Blood moons are hot right now! They are big, beautiful, and red, but are they biblical signs? Pastor John Hagee and others believe they are both biblical and prophetic, but his statements should be reviewed.
A blood moon is simply a total lunar eclipse. The earth blocks the sun’s light from reflecting off the moon and the only hue of light that makes it through the earth’s atmosphere is red, casting a blood-red hue on the moon.
These total lunar eclipses often happen in tetrads (fours) over a period of a year’s time. Hagee believes significant Jewish events happen during these tetrad of blood moons, and argues something powerful and significant is going to happen to Israel between April 2014 and September 2015.
Below are three reasons I believe these blood moons bear no connection to events in Jewish history and have no biblical reference.
1. Biblical Blood Moons Don’t Function Alone
There is no doubt the prophetic Scriptures mention a blood moon in the end times.
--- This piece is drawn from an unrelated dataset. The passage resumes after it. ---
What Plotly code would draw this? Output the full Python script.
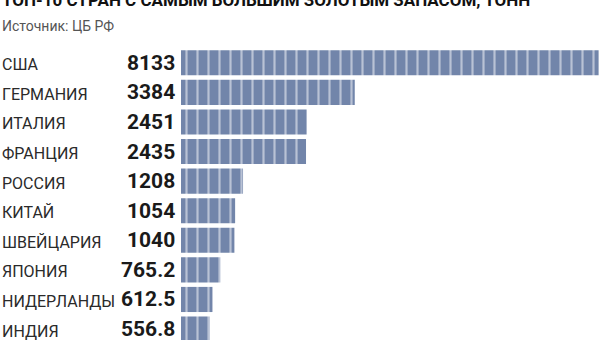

The biblical book of Joel is the first to envision an apocalyptic “blood moon” as he prophecizes about the “great and terrible” coming of the Lord, “And I will show wonders in the heavens and in the earth: blood and fire and pillars of smoke. The sun shall be turned into darkness, and the moon into blood, before the coming of the great and awesome day of the LORD” (Joel 2:31). Luke borrows the words of Joel in Acts 2:20 and John also uses this illustration in Revelation 6:12.
Each time the blood moon is mentioned, it’s with reference to multiple cosmic apocalyptic events happening simultaneously like, “the sun shall be turned to darkness.” However, the “blood moons” pushed by John Hagee and others function alone, all by themselves with no other cosmic events occurring. Also, all three “blood moons” from the Scriptures are the same blood moon, so each author (Joel, Luke, John) is pointing to the same cosmic event. However, proponents of connecting blood moons to Jewish history are dealing with multiple blood moons that have appeared over a period of 500 years, which have no biblical basis.
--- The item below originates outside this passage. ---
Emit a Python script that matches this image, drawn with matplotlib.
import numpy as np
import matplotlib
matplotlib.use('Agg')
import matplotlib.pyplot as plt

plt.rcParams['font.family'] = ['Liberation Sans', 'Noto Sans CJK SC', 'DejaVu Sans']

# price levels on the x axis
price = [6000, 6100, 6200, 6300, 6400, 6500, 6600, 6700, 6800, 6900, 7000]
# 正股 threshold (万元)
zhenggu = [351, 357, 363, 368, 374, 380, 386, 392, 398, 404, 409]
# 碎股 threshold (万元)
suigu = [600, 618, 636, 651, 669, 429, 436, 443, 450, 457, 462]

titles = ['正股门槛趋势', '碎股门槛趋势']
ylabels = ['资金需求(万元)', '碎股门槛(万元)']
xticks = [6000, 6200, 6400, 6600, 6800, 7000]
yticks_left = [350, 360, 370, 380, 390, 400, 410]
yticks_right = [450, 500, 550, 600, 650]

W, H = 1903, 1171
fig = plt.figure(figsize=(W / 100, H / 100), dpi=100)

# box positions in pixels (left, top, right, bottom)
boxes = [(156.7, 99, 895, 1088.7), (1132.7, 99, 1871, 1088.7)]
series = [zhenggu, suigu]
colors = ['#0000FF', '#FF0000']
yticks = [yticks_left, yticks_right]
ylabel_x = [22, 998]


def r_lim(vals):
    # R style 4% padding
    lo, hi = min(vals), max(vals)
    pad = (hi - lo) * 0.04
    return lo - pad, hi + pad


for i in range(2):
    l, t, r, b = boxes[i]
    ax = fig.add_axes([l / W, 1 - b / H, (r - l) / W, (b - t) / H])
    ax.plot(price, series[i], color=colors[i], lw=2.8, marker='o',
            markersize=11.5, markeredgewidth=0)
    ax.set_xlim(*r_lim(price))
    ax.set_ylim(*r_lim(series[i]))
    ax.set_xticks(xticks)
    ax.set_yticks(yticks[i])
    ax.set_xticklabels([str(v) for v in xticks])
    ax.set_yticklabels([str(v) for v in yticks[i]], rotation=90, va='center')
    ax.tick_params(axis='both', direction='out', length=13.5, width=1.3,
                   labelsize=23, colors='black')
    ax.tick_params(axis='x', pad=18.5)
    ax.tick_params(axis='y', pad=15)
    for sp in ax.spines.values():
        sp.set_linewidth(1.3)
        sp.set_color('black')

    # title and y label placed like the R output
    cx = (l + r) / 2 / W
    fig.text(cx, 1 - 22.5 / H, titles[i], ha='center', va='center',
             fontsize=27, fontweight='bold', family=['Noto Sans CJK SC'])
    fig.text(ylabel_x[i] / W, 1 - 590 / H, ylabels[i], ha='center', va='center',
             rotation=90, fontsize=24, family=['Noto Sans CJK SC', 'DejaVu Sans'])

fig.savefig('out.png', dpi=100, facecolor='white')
2. The Blood Moons Dates Don’t Match
John Hagee and other prophecy gurus argue that a tetrad of total eclipse blood moonsare often associated with significant events in Jewish history. For instance, they say a tetrad of blood moons happened during the Jewish expulsions from Spain in 1492, another tetrad of blood moons revealed their reddish hue during Israel’s Independence in 1948, and again in 1967 during the Six-Day War.
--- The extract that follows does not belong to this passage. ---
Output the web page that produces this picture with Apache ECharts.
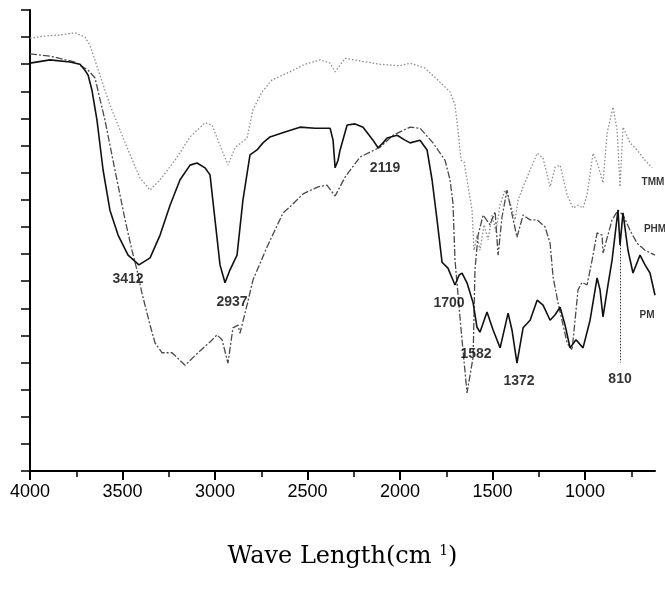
<!DOCTYPE html>
<html>
<head>
<meta charset="utf-8">
<script src="https://cdn.jsdelivr.net/npm/echarts@6/dist/echarts.min.js"></script>
<style>
html, body { margin: 0; padding: 0; background: #fff; }
#chart { width: 665px; height: 591px; }
</style>
</head>
<body>
<div id="chart"></div>
<script>
// [wavenumber (cm-1), transmittance (%)]
const tmmData = [
  [4000, 79.8], [3919, 80.2], [3838, 80.4], [3757, 80.8], [3703, 80.0], [3676, 78.5],
  [3622, 73.0], [3568, 67.5], [3514, 62.9], [3459, 58.3], [3405, 54.0], [3351, 51.8],
  [3297, 53.7], [3216, 57.3], [3135, 61.6], [3054, 64.2], [3016, 63.8], [2984, 61.0],
  [2930, 56.4], [2892, 59.6], [2827, 61.4], [2795, 66.6], [2746, 69.9], [2692, 72.1],
  [2595, 73.6], [2514, 75.0], [2432, 75.8], [2378, 75.2], [2351, 73.6], [2297, 76.1],
  [2216, 75.6], [2108, 75.0], [2000, 74.7], [1946, 75.2], [1865, 74.3], [1784, 71.7],
  [1730, 69.9], [1703, 67.5], [1687, 62.9], [1670, 57.3], [1654, 57.0], [1632, 52.4],
  [1611, 48.1], [1600, 40.7], [1584, 43.5], [1568, 40.7], [1546, 45.4], [1524, 42.6],
  [1503, 47.2], [1481, 44.1], [1460, 49.0], [1433, 51.8], [1405, 49.4], [1378, 46.3],
  [1362, 50.0], [1335, 52.4], [1297, 55.5], [1259, 58.6], [1227, 57.7], [1189, 52.4],
  [1162, 56.0], [1135, 56.4], [1097, 50.9], [1065, 48.5], [1038, 49.0], [1011, 48.5],
  [989, 50.9], [957, 58.6], [930, 56.4], [903, 53.1], [881, 62.3], [849, 67.1],
  [827, 62.9], [811, 52.4], [795, 63.4], [757, 60.5], [719, 59.2], [676, 57.3], [638, 55.9]
]

const phmData = [
  [4000, 76.9], [3892, 76.5], [3757, 75.4], [3686, 73.9], [3649, 72.5], [3595, 64.7],
  [3541, 55.5], [3486, 46.3], [3449, 40.7], [3422, 37.1], [3395, 32.8], [3351, 26.9],
  [3324, 23.6], [3286, 21.8], [3232, 21.8], [3162, 19.5], [3092, 21.8], [3027, 23.8],
  [2989, 25.1], [2962, 24.2], [2930, 19.9], [2903, 26.4], [2876, 26.9], [2865, 25.4],
  [2827, 30.6], [2795, 35.2], [2719, 41.3], [2632, 47.6], [2595, 48.7], [2524, 51.1],
  [2443, 52.4], [2395, 52.7], [2351, 50.7], [2297, 54.2], [2216, 57.9], [2108, 59.7],
  [2038, 61.9], [1946, 63.4], [1892, 63.2], [1822, 60.5], [1757, 57.3], [1730, 53.7],
  [1714, 49.4], [1703, 38.9], [1670, 26.0], [1638, 14.4], [1605, 21.0], [1595, 37.1],
  [1578, 43.5], [1551, 47.2], [1514, 45.4], [1486, 47.8], [1470, 39.8], [1449, 46.8],
  [1422, 51.8], [1405, 49.0], [1368, 43.1], [1335, 47.2], [1297, 46.3], [1259, 46.3],
  [1216, 45.0], [1189, 42.0], [1173, 35.8], [1146, 31.0], [1097, 23.6], [1070, 22.3],
  [1038, 33.4], [1016, 34.8], [989, 34.3], [962, 38.9], [935, 43.9], [908, 43.5],
  [903, 40.2], [854, 46.3], [822, 48.1], [795, 47.2], [757, 44.4], [719, 42.0],
  [676, 40.7], [622, 39.8]
]

const pmData = [
  [4000, 75.2], [3892, 75.8], [3784, 75.4], [3730, 75.0], [3703, 73.9], [3686, 73.0],
  [3665, 70.2], [3638, 64.7], [3605, 55.5], [3568, 48.1], [3524, 43.5], [3470, 39.8],
  [3411, 38.0], [3351, 39.3], [3297, 43.5], [3243, 49.0], [3189, 53.7], [3135, 56.4],
  [3097, 56.8], [3054, 55.9], [3027, 54.6], [3000, 46.3], [2973, 38.0], [2946, 34.7],
  [2919, 37.1], [2881, 39.8], [2849, 50.0], [2811, 58.3], [2773, 59.2], [2741, 60.5],
  [2703, 61.6], [2622, 62.5], [2541, 63.4], [2459, 63.2], [2378, 63.2], [2362, 61.0],
  [2351, 55.9], [2335, 57.3], [2324, 59.2], [2286, 63.8], [2243, 64.0], [2200, 63.4],
  [2146, 61.0], [2119, 59.6], [2092, 60.5], [2070, 61.4], [2016, 61.9], [1973, 61.0],
  [1946, 60.5], [1892, 61.0], [1854, 59.2], [1827, 53.7], [1800, 46.3], [1773, 38.5],
  [1741, 37.4], [1703, 34.3], [1681, 36.1], [1665, 36.5], [1638, 34.7], [1605, 31.0],
  [1584, 26.5], [1568, 25.6], [1530, 29.3], [1497, 26.0], [1459, 22.7], [1416, 29.1],
  [1395, 26.0], [1368, 19.9], [1335, 26.4], [1297, 27.8], [1259, 31.5], [1227, 30.6],
  [1189, 27.8], [1162, 28.8], [1135, 30.2], [1108, 26.9], [1081, 22.7], [1049, 24.2],
  [1011, 22.7], [973, 27.8], [935, 35.6], [919, 33.4], [903, 28.4], [876, 34.3],
  [854, 38.9], [822, 48.1], [811, 41.7], [795, 47.6], [768, 40.7], [741, 36.5],
  [703, 39.8], [676, 38.0], [649, 36.5], [622, 32.4]
]

// peak labels: [text, wavenumber, transmittance]
const peakLabels = [
  ['3412', 3470, 35.4], ['2937', 2908, 31.2], ['2119', 2081, 55.9],
  ['1700', 1735, 31.0], ['1582', 1589, 21.6], ['1372', 1357, 16.6], ['810', 811, 17.0]
]
const seriesLabels = [['TMM', 633, 53.3], ['PHM', 622, 44.6], ['PM', 665, 28.8]]
// marker line under the 810 band
const mark810 = [[810, 41.7], [810, 20.0]]

const majorTicks = [4000, 3500, 3000, 2500, 2000, 1500, 1000]
const minorTicks = [3750, 3250, 2750, 2250, 1750, 1250, 750]

const chart = echarts.init(document.getElementById('chart'))

const option = {
  animation: false,
  backgroundColor: '#fff',
  grid: { left: 30, right: 10, top: 10, bottom: 120 },
  xAxis: [
    {
      type: 'value',
      min: 622,
      max: 4000,
      inverse: true,
      name: 'Wave Length(cm {sup|1})',
      nameLocation: 'middle',
      nameGap: 73,
      nameTextStyle: {
        fontFamily: 'DejaVu Serif',
        fontSize: 24,
        color: '#000',
        rich: {
          sup: { fontFamily: 'DejaVu Serif', fontSize: 14, color: '#000', padding: [0, 0, 12, 0] }
        }
      },
      axisLine: { show: true, lineStyle: { color: '#000', width: 2 } },
      axisTick: { show: true, customValues: majorTicks, length: 9, lineStyle: { color: '#000', width: 2 } },
      axisLabel: {
        customValues: majorTicks,
        margin: 12,
        fontFamily: 'Liberation Sans',
        fontSize: 18,
        color: '#000',
        formatter: v => String(v)
      },
      splitLine: { show: false }
    },
    {
      type: 'value',
      min: 622,
      max: 4000,
      inverse: true,
      position: 'bottom',
      offset: 0,
      axisLine: { show: false },
      axisTick: { show: true, customValues: minorTicks, length: 6, lineStyle: { color: '#000', width: 1.5 } },
      axisLabel: { show: false },
      splitLine: { show: false }
    }
  ],
  yAxis: {
    type: 'value',
    min: 0,
    max: 85,
    interval: 5,
    axisLine: { show: true, lineStyle: { color: '#000', width: 2 } },
    axisTick: { show: true, length: 9, lineStyle: { color: '#000', width: 1.5 } },
    axisLabel: { show: false },
    splitLine: { show: false }
  },
  series: [
    {
      name: 'TMM',
      type: 'line',
      data: tmmData,
      showSymbol: false,
      symbol: 'none',
      lineStyle: { color: '#8c8c8c', width: 1.3, type: [1.5, 2] }
    },
    {
      name: 'PHM',
      type: 'line',
      data: phmData,
      showSymbol: false,
      symbol: 'none',
      lineStyle: { color: '#4a4a4a', width: 1.3, type: [7, 2, 2, 2] }
    },
    {
      name: 'PM',
      type: 'line',
      data: pmData,
      showSymbol: false,
      symbol: 'none',
      lineStyle: { color: '#111', width: 1.6 },
      markLine: {
        silent: true,
        symbol: 'none',
        label: { show: false },
        lineStyle: { color: '#333', width: 1, type: [1.5, 1.5] },
        data: [[{ coord: mark810[0] }, { coord: mark810[1] }]]
      }
    },
    {
      type: 'scatter',
      symbolSize: 0,
      clip: false,
      z: 10,
      data: peakLabels.map(p => ({ name: p[0], value: [p[1], p[2]] })),
      label: {
        show: true,
        position: 'inside',
        formatter: '{b}',
        fontFamily: 'Liberation Sans',
        fontWeight: 'bold',
        fontSize: 14,
        color: '#000'
      }
    },
    {
      type: 'scatter',
      symbolSize: 0,
      clip: false,
      z: 10,
      data: seriesLabels.map(p => ({ name: p[0], value: [p[1], p[2]] })),
      label: {
        show: true,
        position: 'inside',
        formatter: '{b}',
        fontFamily: 'Liberation Sans Narrow, Liberation Sans',
        fontWeight: 'bold',
        fontSize: 10,
        color: '#000'
      }
    }
  ]
}

chart.setOption(option)
</script>
</body>
</html>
The problem correlating blood moons with these historical events is that some of the dates are off a bit. For instance, Israel’s independence happened in 1948, yet the first blood moon happened in April of 1949, after most of all the armistice lines were drawn between Israel and its enemies. In addition, the tetrad of blood moons didn’t begin until 1493, a year after the Jewish expulsion from Spain in 1492.
So do the blood moons happen during the events, like the Six-Day War in 1967, or do the come after the events, like Israel’s independence and the Jewish expulsion from Spain? These inconsistencies show how proponents of the view are stretching to make them fit into their presuppositions.
3. There Is Only One Biblical Blood Moon
Those who want to see prophetic value in the blood moons connect them to significant Jewish/Israeli events from history as I mentioned earlier. Interestingly, these are the most random Jewish/Israeli events: (1) Jewish expulsion from Spain (1492), Israel’s independence (1948), and Six-Day War (1967).
To begin, some of these Jewish events are joyous occasions that involved a serious struggle like Israel’s independence and the Six-Day War. Israel declared an independent Jewish state after more than 2,000 years in diaspora and defeated its enemies in both 1948/1949 as well as 1967. On the flipside, the Jewish expulsion from Spain was that of extreme persecution resulting in the death of thousands of Jewish people after a long and vibrant history in Spain, with no great outcome. So what’s the purpose if blood moons only occur during those three random events?
Second, there are many Jewish holidays, biblical events, and historical affairs that have extreme significance in Jewish history like the destruction of the Temple in 586 B.C. and A.D. 70, as well as the recent Holocaust (1938-1945), yet there is no tetrad of blood moons during these powerful Jewish events.
There is only one biblical “blood moon” that will happen in history and it will shine in the place of a darkened sun and burnt out stars when the Lord judges this world once for all.